O imperativo da representação

Revistando o tema central do filme Tomboy, verifica-se o quanto os adultos ainda precisam se sensibilizar para lidar com a transexualidade infantil, questão tão delicada e importante

CRÉDITO: IMAGEM ADOBESTOCK

Em sua obra O mundo como vontade e como representação, o filósofo alemão Arthur Schopenhauer (1788-1860) diz: “O mundo é minha representação. Esta é uma verdade que vale em relação a cada ser que vive e conhece, embora apenas o homem possa trazê-la à consciência refletida e abstrata”. Esta citação me veio à cabeça depois de conhecer os problemas que a pequena Laure, protagonista do filme Tomboy, tem de enfrentar para lidar com a frustração e o desconforto de não se sentir satisfeita com sua natureza feminina. 

Apesar dos seus dez anos de idade, Laure demonstra não ter nenhuma dúvida sobre o desejo de ser um menino, e, para que os novos amigos a vejam assim, mesmo correndo todos os riscos de ser desmascarada, ela desenvolve várias estratégias identitárias na tentativa de amenizar um pouco o sofrimento de não ser quem realmente deseja.
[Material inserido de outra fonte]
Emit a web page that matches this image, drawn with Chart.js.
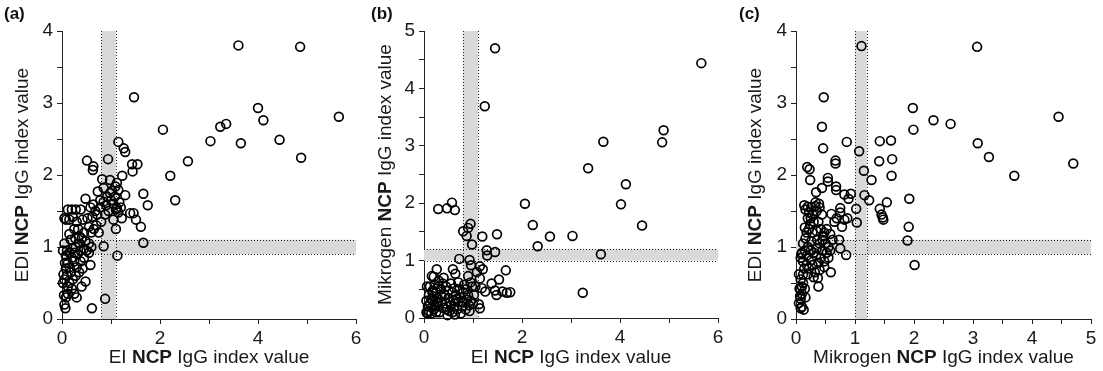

O filme, dirigido pela cineasta francesa Céline Sciamma, também autora do roteiro, não é novo, data de 2011, mas segue fazendo pensar sobre o espinhoso e invisível tema da transexualidade infantil.

A personagem Laure, interpretada por Zoé Héran, ao se mudar para um novo endereço, junto com seus pais e sua irmã caçula, aproveita o fato de não ser conhecida no bairro e resolve se apresentar aos novos amigos com a identidade que deseja ter: Mickael. A situação é desconhecida por sua família, embora Laure, em nenhum momento, faça questão de se comportar como uma menina. Sua anatomia indefinida, seus cabelos muito curtos e a opção por roupas masculinas não deixam dúvidas sobre sua identidade de gênero. E é desse modo que Laure se relaciona com seus pais e com sua irmã, acreditando que todos na casa não tenham qualquer restrição ao seu comportamento masculino. Sua mãe, por exemplo, deixa claro para a filha que seu desejo por um quarto pintado de azul pode ser atendido na nova residência. A atitude materna, porém, tem a intenção de amenizar o desconforto e o estranhamento provocados pela mudança de casa.